GIVEN REQUEST:
Exactly reproduce the lines that run from the one containing "Recreate this image" through the one containing "(0,0) rectangle (920,1303);", ends included, with no pictures.

MATERIAL FOR THE TASK:

- - -

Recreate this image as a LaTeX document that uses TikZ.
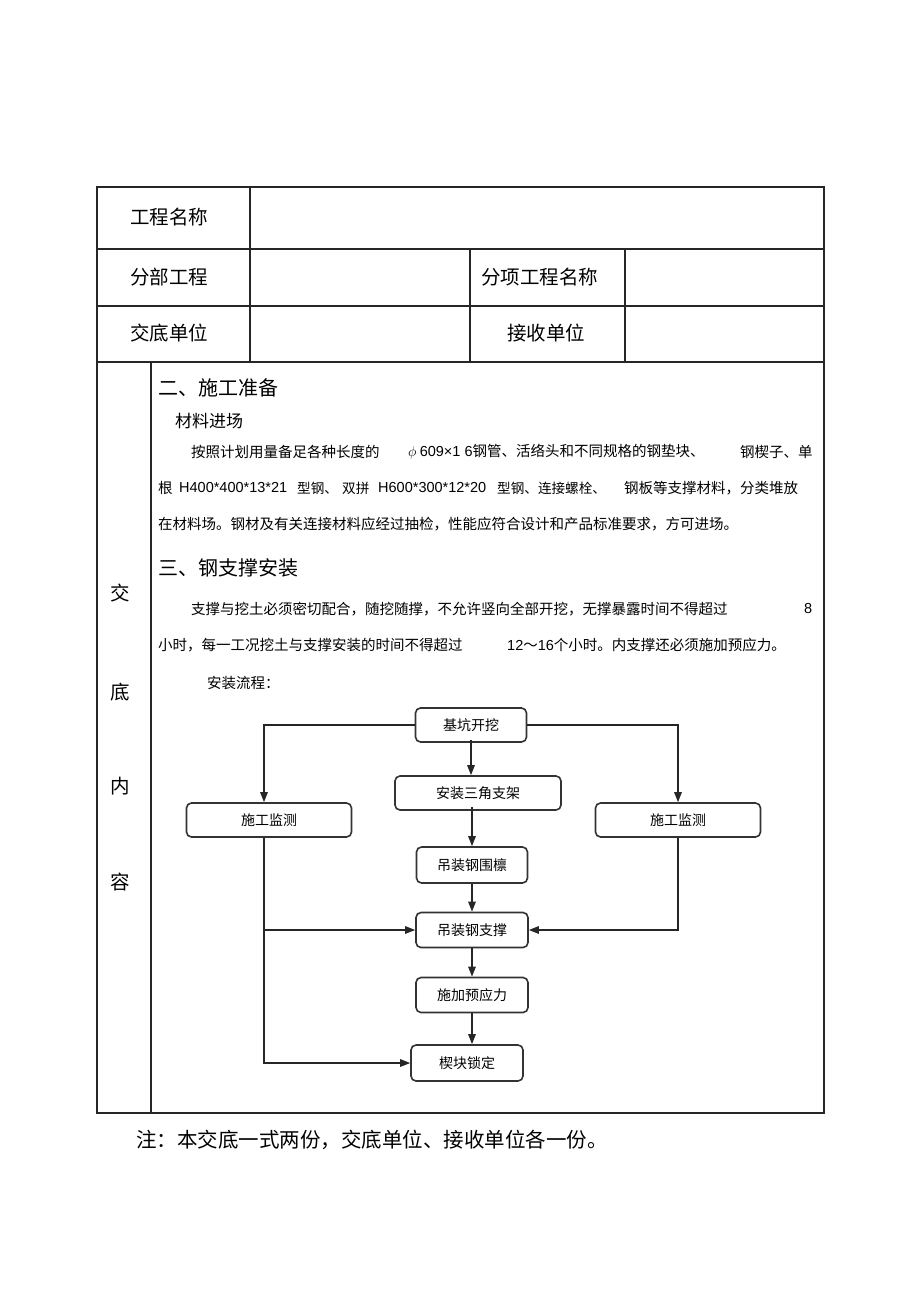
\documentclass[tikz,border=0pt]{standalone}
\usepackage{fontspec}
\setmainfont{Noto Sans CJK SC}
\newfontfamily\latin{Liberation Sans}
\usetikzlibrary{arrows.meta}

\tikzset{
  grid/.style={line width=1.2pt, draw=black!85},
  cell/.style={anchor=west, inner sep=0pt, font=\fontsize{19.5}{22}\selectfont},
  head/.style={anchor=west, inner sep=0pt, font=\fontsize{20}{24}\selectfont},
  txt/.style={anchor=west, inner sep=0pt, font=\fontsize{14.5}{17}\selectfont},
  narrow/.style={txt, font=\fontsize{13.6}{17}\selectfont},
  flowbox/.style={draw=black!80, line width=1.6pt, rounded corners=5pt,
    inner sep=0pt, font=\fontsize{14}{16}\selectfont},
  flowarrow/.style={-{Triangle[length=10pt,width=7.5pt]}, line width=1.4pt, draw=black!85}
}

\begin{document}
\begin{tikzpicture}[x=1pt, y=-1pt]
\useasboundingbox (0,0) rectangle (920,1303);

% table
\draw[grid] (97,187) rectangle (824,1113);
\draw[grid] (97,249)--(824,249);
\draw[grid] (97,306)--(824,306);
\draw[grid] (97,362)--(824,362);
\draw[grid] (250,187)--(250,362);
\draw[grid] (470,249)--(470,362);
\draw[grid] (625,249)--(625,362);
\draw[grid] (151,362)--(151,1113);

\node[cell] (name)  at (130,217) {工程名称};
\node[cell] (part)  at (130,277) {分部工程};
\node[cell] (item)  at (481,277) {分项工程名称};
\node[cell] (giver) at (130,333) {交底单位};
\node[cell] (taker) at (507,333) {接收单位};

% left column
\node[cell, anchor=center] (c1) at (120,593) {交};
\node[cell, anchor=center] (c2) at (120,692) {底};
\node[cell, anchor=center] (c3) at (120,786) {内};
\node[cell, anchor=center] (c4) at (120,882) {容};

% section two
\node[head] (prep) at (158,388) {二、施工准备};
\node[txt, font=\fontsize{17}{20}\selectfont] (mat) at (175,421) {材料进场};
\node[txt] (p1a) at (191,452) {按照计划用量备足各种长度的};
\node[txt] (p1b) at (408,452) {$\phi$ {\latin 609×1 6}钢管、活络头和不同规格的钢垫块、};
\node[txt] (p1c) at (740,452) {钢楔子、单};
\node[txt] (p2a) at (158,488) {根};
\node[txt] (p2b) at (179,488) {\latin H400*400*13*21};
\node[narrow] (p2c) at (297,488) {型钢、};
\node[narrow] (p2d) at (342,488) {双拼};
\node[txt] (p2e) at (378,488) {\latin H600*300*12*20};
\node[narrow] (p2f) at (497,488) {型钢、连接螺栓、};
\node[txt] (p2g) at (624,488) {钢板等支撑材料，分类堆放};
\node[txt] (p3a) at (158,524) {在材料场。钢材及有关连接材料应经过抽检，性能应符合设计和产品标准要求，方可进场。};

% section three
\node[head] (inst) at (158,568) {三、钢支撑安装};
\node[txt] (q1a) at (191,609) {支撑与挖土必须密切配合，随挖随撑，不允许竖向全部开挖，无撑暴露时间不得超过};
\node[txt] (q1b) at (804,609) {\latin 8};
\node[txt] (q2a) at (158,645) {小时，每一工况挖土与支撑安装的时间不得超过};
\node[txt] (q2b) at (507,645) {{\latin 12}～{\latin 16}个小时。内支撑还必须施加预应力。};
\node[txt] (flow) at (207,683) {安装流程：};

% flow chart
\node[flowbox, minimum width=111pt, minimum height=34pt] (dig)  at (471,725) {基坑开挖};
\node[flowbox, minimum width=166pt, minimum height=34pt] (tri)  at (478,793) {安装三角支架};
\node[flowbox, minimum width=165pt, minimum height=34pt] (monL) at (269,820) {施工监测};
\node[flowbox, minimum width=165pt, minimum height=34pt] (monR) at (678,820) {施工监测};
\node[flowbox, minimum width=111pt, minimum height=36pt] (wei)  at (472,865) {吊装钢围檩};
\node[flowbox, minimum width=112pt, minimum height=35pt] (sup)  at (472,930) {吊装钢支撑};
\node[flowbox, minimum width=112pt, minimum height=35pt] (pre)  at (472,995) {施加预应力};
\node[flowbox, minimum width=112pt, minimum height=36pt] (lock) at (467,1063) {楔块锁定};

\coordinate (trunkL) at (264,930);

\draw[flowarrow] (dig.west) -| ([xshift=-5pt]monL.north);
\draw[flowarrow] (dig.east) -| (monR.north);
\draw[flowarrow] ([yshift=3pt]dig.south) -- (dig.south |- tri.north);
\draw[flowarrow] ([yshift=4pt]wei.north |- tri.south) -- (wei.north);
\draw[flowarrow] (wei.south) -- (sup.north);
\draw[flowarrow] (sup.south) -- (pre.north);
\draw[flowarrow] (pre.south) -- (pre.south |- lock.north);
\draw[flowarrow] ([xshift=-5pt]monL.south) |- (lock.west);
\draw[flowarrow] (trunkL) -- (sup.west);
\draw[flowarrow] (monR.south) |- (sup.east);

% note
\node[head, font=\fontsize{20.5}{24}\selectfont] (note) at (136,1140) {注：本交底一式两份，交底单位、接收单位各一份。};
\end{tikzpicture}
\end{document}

- - -

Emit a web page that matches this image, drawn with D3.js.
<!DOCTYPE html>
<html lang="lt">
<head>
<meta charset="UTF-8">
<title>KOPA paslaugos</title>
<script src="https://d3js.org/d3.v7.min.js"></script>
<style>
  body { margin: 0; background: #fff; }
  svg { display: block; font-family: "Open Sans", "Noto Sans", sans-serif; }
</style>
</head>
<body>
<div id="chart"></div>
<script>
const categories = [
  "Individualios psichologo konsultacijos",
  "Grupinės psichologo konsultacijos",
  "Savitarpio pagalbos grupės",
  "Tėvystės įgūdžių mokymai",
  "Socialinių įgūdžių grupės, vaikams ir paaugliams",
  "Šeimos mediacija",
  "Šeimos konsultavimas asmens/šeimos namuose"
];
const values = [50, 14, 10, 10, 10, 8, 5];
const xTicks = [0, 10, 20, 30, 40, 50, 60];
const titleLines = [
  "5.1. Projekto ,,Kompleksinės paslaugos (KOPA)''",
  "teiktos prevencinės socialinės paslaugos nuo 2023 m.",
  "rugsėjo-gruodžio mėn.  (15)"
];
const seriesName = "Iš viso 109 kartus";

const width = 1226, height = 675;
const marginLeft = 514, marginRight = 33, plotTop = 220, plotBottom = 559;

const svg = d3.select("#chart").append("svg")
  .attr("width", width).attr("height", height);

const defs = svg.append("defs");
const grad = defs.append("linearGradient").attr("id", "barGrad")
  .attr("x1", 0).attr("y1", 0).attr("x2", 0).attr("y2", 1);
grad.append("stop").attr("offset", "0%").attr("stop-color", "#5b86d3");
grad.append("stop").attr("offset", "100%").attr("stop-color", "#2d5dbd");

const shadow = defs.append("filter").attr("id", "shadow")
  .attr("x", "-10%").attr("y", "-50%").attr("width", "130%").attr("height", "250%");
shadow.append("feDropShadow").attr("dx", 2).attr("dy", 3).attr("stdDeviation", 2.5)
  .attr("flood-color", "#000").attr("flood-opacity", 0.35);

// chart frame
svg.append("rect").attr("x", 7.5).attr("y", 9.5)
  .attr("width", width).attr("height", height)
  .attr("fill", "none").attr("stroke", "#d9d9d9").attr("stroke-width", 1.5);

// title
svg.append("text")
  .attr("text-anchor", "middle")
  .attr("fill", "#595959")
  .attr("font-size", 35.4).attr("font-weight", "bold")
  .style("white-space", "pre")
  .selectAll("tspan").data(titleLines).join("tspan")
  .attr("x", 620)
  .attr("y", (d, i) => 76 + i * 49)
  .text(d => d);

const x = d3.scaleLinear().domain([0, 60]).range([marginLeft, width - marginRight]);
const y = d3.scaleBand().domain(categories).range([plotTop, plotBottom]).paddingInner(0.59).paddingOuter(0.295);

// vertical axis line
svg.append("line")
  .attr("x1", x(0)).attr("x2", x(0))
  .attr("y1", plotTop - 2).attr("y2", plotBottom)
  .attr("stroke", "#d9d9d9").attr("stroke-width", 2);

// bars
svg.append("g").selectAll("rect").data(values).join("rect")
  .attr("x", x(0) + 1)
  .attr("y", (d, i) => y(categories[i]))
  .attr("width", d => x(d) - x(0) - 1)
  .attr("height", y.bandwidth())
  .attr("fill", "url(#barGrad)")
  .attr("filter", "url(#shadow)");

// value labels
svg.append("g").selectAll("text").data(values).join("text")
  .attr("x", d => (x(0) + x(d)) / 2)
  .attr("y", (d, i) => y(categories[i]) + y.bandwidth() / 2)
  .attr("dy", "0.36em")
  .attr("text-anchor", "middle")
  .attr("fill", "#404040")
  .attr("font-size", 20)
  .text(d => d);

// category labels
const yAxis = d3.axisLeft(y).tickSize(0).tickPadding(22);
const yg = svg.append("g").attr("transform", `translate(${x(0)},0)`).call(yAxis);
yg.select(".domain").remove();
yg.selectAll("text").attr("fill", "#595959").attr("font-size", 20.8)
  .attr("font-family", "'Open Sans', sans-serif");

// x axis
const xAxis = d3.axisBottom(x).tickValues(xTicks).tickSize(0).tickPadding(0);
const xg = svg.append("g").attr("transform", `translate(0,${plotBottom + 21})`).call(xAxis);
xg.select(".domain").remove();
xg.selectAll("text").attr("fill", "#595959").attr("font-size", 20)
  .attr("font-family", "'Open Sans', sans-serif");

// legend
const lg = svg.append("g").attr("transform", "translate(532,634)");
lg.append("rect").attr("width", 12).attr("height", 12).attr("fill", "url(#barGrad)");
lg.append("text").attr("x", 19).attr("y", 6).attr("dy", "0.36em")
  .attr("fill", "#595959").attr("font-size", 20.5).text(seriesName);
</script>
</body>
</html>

- - -

SOLUTION TO THE EXERCISE:
Recreate this image as a LaTeX document that uses TikZ.
\documentclass[tikz,border=0pt]{standalone}
\usepackage{fontspec}
\setmainfont{Noto Sans CJK SC}
\newfontfamily\latin{Liberation Sans}
\usetikzlibrary{arrows.meta}

\tikzset{
  grid/.style={line width=1.2pt, draw=black!85},
  cell/.style={anchor=west, inner sep=0pt, font=\fontsize{19.5}{22}\selectfont},
  head/.style={anchor=west, inner sep=0pt, font=\fontsize{20}{24}\selectfont},
  txt/.style={anchor=west, inner sep=0pt, font=\fontsize{14.5}{17}\selectfont},
  narrow/.style={txt, font=\fontsize{13.6}{17}\selectfont},
  flowbox/.style={draw=black!80, line width=1.6pt, rounded corners=5pt,
    inner sep=0pt, font=\fontsize{14}{16}\selectfont},
  flowarrow/.style={-{Triangle[length=10pt,width=7.5pt]}, line width=1.4pt, draw=black!85}
}

\begin{document}
\begin{tikzpicture}[x=1pt, y=-1pt]
\useasboundingbox (0,0) rectangle (920,1303);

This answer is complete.